Of course, there are other considerations besides the narrow question of whether children can transmit Covid-19. That includes a worry that reopening schools would increase the numbers of adults travelling to and fro outside the home, who may then interact. But there are known risks from keeping them closed, too.
One study by Indian paediatricians repeated the warning that "the most significant threat to global child health... is unlikely to be related to Covid-19, but rather the socio-economic consequences of a prolonged pandemic".
That matters hugely, too.
Even if it's not considered right yet to reopen schools, surely there's no basis anymore to stop younger children mixing with one another?
Yet another study of more than 9,000 subjects, this time from Iceland, one of the best countries in the world at containing Covid-19, determined that young children were largely unaffected, and that "going to school and playing outside is therefore possible", while continuing to advise no contact "between parents".
On what basis have creches been pencilled in as the last to reopen - and even then only a limited basis?

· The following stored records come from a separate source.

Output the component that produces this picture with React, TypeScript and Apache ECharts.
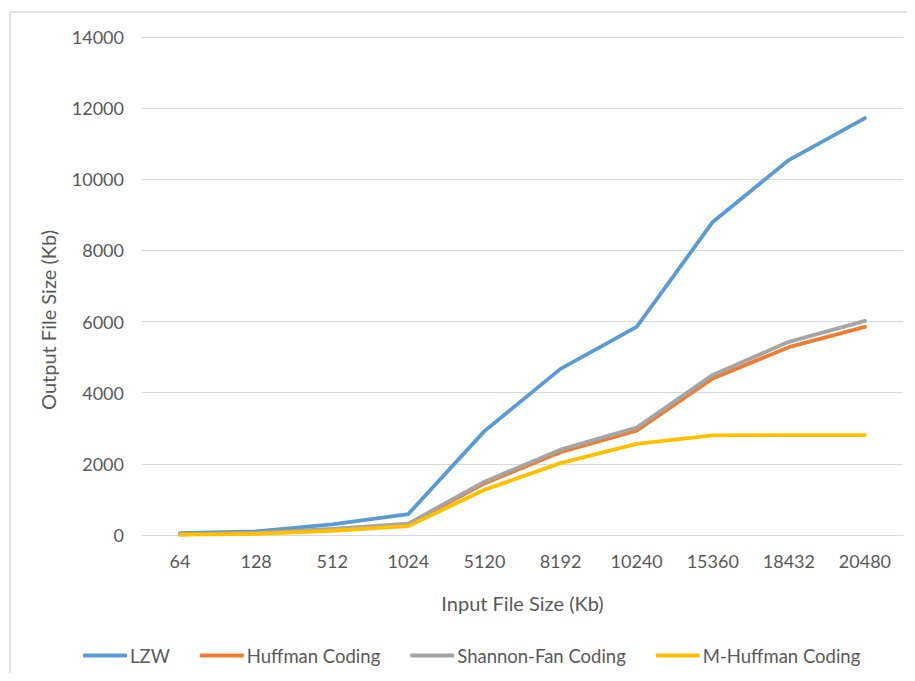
import React, { useEffect, useRef } from "react";
import * as echarts from "echarts";

const categories = ["64", "128", "512", "1024", "5120", "8192", "10240", "15360", "18432", "20480"];
const lzw = [50, 100, 300, 590, 2920, 4670, 5850, 8800, 10540, 11720];
const huffman = [20, 50, 150, 300, 1450, 2330, 2930, 4400, 5280, 5850];
const shannonFan = [20, 60, 170, 320, 1500, 2400, 3020, 4500, 5430, 6020];
const mHuffman = [10, 30, 120, 250, 1270, 2020, 2560, 2800, 2810, 2810];
const seriesNames = ["LZW", "Huffman Coding", "Shannon-Fan Coding", "M-Huffman Coding"];
const colors = ["#5B9BD5", "#ED7D31", "#A5A5A5", "#FFC000"];

const FONT = "Lato, 'Open Sans', sans-serif";
const TEXT_COLOR = "#595959";

export default function App() {
  const ref = useRef<HTMLDivElement>(null);
  useEffect(() => {
    if (!ref.current) return;
    const chart = echarts.init(ref.current, undefined, { renderer: "svg" });
    const data = [lzw, huffman, shannonFan, mHuffman];
    chart.setOption({
      animation: false,
      backgroundColor: "#ffffff",
      textStyle: { fontFamily: FONT },
      graphic: [
        {
          type: "rect",
          shape: { x: 2, y: 4, width: 920, height: 690 },
          style: { fill: "none", stroke: "#d9d9d9", lineWidth: 1.5 },
          silent: true,
        },
        {
          type: "text",
          x: 39.5,
          y: 312,
          rotation: Math.PI / 2,
          style: {
            text: "Output File Size (Kb)",
            fill: TEXT_COLOR,
            fontSize: 20,
            fontFamily: FONT,
            align: "center",
            verticalAlign: "middle",
          },
          silent: true,
        },
      ],
      grid: { left: 134, right: 4, top: 29, bottom: 138, containLabel: false },
      legend: {
        top: 633,
        left: 70,
        itemWidth: 44,
        itemHeight: 4,
        itemGap: 30,
        icon: "roundRect",
        textStyle: { color: TEXT_COLOR, fontSize: 18.5, fontFamily: FONT, padding: [0, 0, 0, -2] },
        data: seriesNames,
      },
      xAxis: {
        type: "category",
        data: categories,
        boundaryGap: true,
        name: "Input File Size (Kb)",
        nameLocation: "middle",
        nameGap: 58,
        nameTextStyle: { color: TEXT_COLOR, fontSize: 20, fontFamily: FONT },
        axisLine: { show: true, lineStyle: { color: "#d9d9d9", width: 1 } },
        axisTick: { show: false },
        axisLabel: { color: TEXT_COLOR, fontSize: 18, margin: 17, fontFamily: FONT },
      },
      yAxis: {
        type: "value",
        min: 0,
        max: 14000,
        interval: 2000,
        axisLine: { show: false },
        axisTick: { show: false },
        axisLabel: {
          color: TEXT_COLOR,
          fontSize: 18,
          margin: 18,
          fontFamily: FONT,
          formatter: (v: number) => String(v),
        },
        splitLine: { lineStyle: { color: "#d9d9d9", width: 1 } },
      },
      series: seriesNames.map((name, i) => ({
        name,
        type: "line",
        data: data[i],
        symbol: "none",
        color: colors[i],
        lineStyle: { width: 3.8, color: colors[i], cap: "round", join: "round" },
        z: 2 + i,
      })),
    });
    return () => chart.dispose();
  }, []);
  return <div ref={ref} style={{ width: 899, height: 665 }} />;
}
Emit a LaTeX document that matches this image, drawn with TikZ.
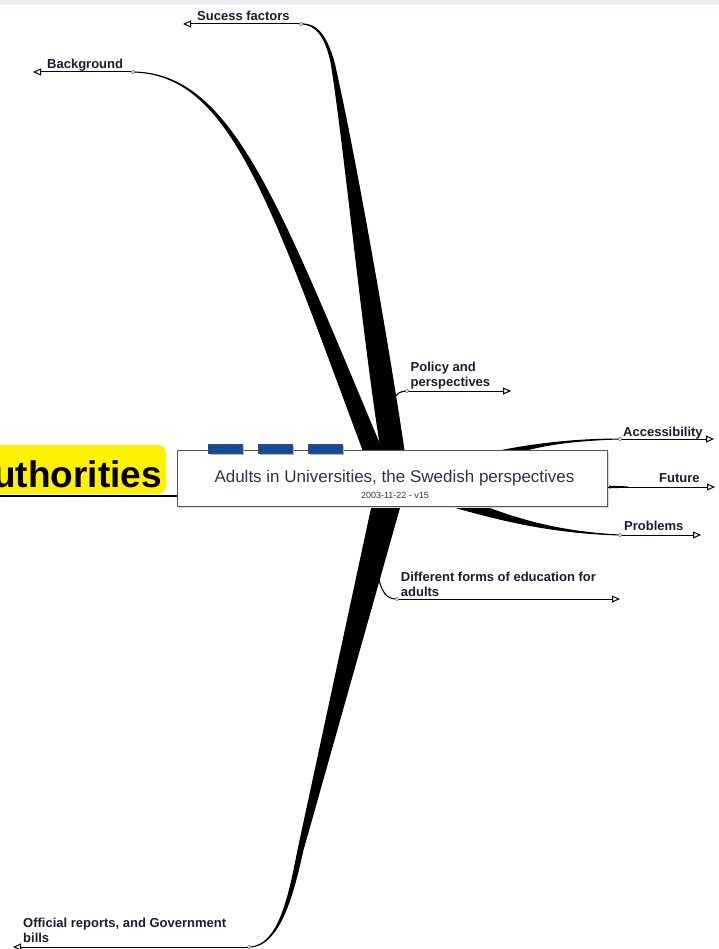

Parents need childcare to return to work.
The conversation is moving fast elsewhere, but Ireland seems to be lagging behind the science. The most recent letter from the Department of Education and Skills to principals and teachers is dated March 25, and continues to stress the need to "convey to students the absolute need to practise social distancing, and to minimise physical contact with each other, to help avoid the spread of Covid-19".
That included advice "to avoid meeting up". Given how we know young people's mental health outcomes are harmed by prolonged social isolation, that seems unjust, but the government appears unable or unwilling to factor it into their calculations.
We're asking a lot of them in the lockdown, and the sacrifices they're making should be based on the best available scientific evidence, not outdated assumptions. Students and parents deserve no less.